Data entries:
— start —
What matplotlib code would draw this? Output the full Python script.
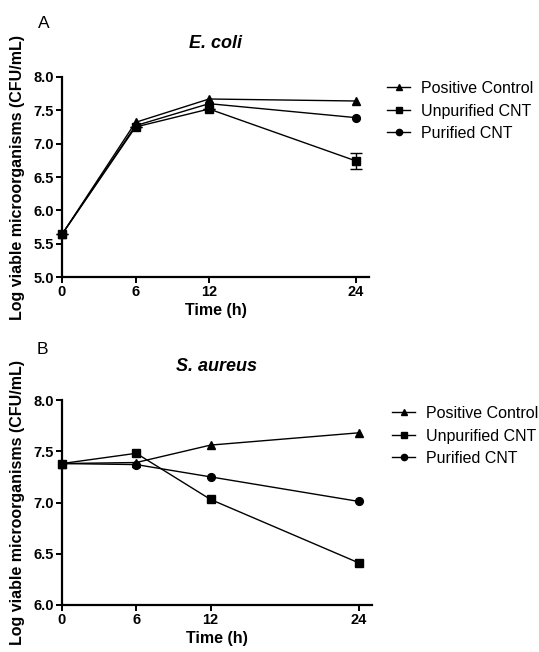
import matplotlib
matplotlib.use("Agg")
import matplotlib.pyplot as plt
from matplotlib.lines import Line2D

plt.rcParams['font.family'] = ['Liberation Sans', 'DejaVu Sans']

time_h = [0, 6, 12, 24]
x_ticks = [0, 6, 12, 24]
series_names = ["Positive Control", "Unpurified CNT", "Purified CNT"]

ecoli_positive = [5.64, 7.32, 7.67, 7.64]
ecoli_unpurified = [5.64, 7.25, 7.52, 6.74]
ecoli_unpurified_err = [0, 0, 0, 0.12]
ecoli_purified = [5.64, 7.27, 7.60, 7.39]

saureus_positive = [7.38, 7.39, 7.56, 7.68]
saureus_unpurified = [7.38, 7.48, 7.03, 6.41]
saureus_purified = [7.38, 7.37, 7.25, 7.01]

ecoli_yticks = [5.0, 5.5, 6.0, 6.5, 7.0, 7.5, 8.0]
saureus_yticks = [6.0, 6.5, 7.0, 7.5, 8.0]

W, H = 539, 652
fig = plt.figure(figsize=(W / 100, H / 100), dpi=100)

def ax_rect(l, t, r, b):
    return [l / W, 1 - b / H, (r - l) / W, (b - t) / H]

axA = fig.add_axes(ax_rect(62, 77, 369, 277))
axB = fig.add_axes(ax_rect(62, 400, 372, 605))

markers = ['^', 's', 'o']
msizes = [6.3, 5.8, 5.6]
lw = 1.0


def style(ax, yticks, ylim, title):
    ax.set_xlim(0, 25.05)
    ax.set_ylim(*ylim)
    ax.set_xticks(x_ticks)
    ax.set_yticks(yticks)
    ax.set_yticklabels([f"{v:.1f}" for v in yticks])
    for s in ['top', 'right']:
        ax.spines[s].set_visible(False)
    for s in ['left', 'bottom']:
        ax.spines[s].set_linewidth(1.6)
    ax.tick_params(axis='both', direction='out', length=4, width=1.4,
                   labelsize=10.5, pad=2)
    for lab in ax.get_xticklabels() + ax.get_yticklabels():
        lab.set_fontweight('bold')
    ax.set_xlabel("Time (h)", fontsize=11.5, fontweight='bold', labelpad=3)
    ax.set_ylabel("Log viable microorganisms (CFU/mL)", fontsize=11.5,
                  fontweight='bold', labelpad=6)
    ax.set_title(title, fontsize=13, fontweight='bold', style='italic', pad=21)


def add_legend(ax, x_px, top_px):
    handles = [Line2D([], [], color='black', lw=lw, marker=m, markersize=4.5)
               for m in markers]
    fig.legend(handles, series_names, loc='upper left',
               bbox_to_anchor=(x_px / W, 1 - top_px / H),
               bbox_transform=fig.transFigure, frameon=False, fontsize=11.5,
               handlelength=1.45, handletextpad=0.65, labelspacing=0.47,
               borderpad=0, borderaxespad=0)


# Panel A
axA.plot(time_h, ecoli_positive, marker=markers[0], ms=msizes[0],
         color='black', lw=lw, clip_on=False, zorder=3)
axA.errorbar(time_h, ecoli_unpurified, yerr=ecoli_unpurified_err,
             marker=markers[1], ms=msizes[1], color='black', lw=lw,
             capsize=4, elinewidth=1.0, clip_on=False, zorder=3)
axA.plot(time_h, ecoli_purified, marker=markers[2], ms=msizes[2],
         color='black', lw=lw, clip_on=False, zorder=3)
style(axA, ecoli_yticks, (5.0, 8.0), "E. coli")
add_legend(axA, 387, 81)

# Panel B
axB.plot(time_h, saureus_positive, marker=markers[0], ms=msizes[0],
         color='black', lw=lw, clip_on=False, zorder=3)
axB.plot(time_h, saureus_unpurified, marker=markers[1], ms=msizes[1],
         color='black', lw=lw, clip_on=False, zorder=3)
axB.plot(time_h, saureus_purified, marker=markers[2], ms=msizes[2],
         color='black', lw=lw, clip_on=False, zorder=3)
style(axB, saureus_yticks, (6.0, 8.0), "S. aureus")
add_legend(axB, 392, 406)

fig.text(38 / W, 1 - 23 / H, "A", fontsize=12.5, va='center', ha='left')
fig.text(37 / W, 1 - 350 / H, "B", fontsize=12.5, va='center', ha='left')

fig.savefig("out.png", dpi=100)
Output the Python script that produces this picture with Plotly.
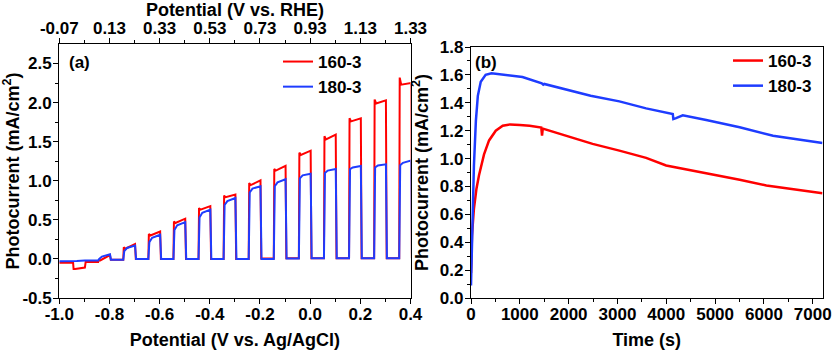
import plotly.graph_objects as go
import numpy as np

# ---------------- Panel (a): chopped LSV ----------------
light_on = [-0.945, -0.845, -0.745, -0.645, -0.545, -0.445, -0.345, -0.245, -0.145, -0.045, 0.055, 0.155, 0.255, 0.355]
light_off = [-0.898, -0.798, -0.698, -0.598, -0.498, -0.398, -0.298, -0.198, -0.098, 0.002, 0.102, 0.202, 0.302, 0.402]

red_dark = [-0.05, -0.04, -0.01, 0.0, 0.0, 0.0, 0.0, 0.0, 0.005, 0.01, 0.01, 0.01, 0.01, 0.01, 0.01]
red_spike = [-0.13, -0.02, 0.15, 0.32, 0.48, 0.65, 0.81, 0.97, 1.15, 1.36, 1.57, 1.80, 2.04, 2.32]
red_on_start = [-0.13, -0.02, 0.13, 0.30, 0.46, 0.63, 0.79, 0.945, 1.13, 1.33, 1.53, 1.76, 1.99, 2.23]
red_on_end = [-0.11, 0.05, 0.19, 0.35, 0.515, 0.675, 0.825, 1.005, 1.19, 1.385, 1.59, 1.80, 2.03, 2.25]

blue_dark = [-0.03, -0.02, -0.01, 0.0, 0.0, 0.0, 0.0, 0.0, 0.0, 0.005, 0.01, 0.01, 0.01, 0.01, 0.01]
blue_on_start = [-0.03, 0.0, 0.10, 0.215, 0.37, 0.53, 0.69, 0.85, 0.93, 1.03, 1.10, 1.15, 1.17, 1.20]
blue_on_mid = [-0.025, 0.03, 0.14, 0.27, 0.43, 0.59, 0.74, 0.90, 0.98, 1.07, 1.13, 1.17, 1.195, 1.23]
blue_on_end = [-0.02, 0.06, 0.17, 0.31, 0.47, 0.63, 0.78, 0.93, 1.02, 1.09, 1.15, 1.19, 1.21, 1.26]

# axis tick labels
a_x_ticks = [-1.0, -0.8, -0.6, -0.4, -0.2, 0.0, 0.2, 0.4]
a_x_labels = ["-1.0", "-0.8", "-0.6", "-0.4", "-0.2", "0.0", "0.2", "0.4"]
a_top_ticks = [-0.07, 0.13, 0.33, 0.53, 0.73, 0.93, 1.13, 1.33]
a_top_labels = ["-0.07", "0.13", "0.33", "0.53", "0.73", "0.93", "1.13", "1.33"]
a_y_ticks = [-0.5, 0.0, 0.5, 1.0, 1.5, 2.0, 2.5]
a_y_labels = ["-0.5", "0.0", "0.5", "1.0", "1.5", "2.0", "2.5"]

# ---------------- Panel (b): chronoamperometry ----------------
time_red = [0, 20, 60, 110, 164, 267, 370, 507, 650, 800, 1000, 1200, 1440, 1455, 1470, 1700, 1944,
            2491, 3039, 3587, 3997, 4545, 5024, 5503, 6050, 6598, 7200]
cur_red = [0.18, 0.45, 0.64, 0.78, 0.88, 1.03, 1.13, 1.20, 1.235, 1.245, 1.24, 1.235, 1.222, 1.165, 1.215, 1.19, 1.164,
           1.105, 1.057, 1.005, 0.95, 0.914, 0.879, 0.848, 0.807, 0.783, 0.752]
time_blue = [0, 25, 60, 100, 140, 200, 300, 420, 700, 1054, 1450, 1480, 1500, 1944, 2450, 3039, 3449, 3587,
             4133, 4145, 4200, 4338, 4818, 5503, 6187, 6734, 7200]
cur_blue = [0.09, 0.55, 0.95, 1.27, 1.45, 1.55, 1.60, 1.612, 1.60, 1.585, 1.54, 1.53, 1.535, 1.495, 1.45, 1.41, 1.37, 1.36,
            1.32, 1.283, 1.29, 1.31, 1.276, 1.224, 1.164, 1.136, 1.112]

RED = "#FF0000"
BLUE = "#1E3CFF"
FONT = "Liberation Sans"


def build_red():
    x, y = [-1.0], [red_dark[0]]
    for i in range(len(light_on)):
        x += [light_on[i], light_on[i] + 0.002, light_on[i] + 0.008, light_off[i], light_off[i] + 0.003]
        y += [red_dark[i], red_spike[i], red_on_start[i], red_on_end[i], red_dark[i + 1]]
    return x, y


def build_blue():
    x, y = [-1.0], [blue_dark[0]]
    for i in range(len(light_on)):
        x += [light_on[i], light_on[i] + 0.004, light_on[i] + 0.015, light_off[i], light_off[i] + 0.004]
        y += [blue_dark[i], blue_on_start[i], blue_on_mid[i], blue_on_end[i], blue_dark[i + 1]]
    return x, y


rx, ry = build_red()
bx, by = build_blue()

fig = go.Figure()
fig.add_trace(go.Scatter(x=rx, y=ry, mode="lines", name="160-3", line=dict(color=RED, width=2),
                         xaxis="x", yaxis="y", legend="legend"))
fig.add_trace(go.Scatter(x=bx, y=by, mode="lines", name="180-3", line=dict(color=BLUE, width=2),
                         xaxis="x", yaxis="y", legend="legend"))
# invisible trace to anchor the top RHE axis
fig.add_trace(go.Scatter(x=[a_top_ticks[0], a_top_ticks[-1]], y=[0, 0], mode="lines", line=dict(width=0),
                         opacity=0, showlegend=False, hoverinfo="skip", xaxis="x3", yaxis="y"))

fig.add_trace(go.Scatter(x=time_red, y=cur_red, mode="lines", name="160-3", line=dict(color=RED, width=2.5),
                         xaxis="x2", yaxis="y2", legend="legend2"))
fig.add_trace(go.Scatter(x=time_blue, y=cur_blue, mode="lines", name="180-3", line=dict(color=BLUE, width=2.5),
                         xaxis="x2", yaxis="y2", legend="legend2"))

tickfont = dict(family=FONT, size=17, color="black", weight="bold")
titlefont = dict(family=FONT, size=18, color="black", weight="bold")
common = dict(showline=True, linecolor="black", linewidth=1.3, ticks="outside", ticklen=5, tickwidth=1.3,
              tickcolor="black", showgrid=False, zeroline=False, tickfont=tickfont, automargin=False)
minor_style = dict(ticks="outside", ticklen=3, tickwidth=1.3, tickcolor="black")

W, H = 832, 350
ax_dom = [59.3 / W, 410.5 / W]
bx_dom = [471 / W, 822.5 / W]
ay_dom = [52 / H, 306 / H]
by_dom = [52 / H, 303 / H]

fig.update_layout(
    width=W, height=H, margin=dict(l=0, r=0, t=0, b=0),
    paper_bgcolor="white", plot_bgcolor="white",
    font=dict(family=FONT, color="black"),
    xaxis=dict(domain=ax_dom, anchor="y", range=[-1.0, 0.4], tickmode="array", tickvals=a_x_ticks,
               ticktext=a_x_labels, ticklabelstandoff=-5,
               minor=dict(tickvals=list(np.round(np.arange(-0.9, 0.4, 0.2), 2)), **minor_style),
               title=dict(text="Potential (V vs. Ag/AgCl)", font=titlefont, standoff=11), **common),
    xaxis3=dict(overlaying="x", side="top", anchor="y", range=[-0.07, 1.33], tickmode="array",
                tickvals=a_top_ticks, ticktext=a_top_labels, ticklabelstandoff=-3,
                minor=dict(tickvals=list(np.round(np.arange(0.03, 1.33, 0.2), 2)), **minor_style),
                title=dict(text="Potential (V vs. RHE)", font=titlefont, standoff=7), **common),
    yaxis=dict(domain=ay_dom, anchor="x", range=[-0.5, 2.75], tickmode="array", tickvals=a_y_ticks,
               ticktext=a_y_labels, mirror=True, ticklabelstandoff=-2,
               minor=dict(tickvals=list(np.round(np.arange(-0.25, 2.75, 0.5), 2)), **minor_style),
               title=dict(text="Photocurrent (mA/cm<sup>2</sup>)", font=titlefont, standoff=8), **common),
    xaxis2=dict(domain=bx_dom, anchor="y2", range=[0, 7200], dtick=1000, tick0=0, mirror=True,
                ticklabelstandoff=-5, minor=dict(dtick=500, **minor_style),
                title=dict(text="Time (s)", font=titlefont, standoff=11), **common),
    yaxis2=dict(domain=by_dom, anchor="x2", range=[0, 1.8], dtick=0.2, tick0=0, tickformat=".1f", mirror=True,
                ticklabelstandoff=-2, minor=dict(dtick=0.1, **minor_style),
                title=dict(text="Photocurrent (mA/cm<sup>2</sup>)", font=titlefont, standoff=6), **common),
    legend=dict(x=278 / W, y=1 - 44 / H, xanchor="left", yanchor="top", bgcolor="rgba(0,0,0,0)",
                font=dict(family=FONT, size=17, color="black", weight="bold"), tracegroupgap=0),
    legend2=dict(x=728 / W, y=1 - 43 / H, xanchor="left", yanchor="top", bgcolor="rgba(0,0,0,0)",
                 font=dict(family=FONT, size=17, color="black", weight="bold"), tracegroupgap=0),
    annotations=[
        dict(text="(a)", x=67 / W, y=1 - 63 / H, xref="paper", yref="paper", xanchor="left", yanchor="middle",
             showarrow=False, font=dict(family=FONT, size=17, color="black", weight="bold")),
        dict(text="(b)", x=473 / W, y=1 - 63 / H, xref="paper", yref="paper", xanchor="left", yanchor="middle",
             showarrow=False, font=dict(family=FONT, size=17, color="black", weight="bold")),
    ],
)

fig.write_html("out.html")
— end —
## THE TASK
Your task is to repeat the opening line of the entries above and each line after it, ending with the line that has "fig = plt.figure(figsize=(W". Do not include the pictures.

## ANSWER TO THIS PROBLEM
What matplotlib code would draw this? Output the full Python script.
import matplotlib
matplotlib.use("Agg")
import matplotlib.pyplot as plt
from matplotlib.lines import Line2D

plt.rcParams['font.family'] = ['Liberation Sans', 'DejaVu Sans']

time_h = [0, 6, 12, 24]
x_ticks = [0, 6, 12, 24]
series_names = ["Positive Control", "Unpurified CNT", "Purified CNT"]

ecoli_positive = [5.64, 7.32, 7.67, 7.64]
ecoli_unpurified = [5.64, 7.25, 7.52, 6.74]
ecoli_unpurified_err = [0, 0, 0, 0.12]
ecoli_purified = [5.64, 7.27, 7.60, 7.39]

saureus_positive = [7.38, 7.39, 7.56, 7.68]
saureus_unpurified = [7.38, 7.48, 7.03, 6.41]
saureus_purified = [7.38, 7.37, 7.25, 7.01]

ecoli_yticks = [5.0, 5.5, 6.0, 6.5, 7.0, 7.5, 8.0]
saureus_yticks = [6.0, 6.5, 7.0, 7.5, 8.0]

W, H = 539, 652
fig = plt.figure(figsize=(W / 100, H / 100), dpi=100)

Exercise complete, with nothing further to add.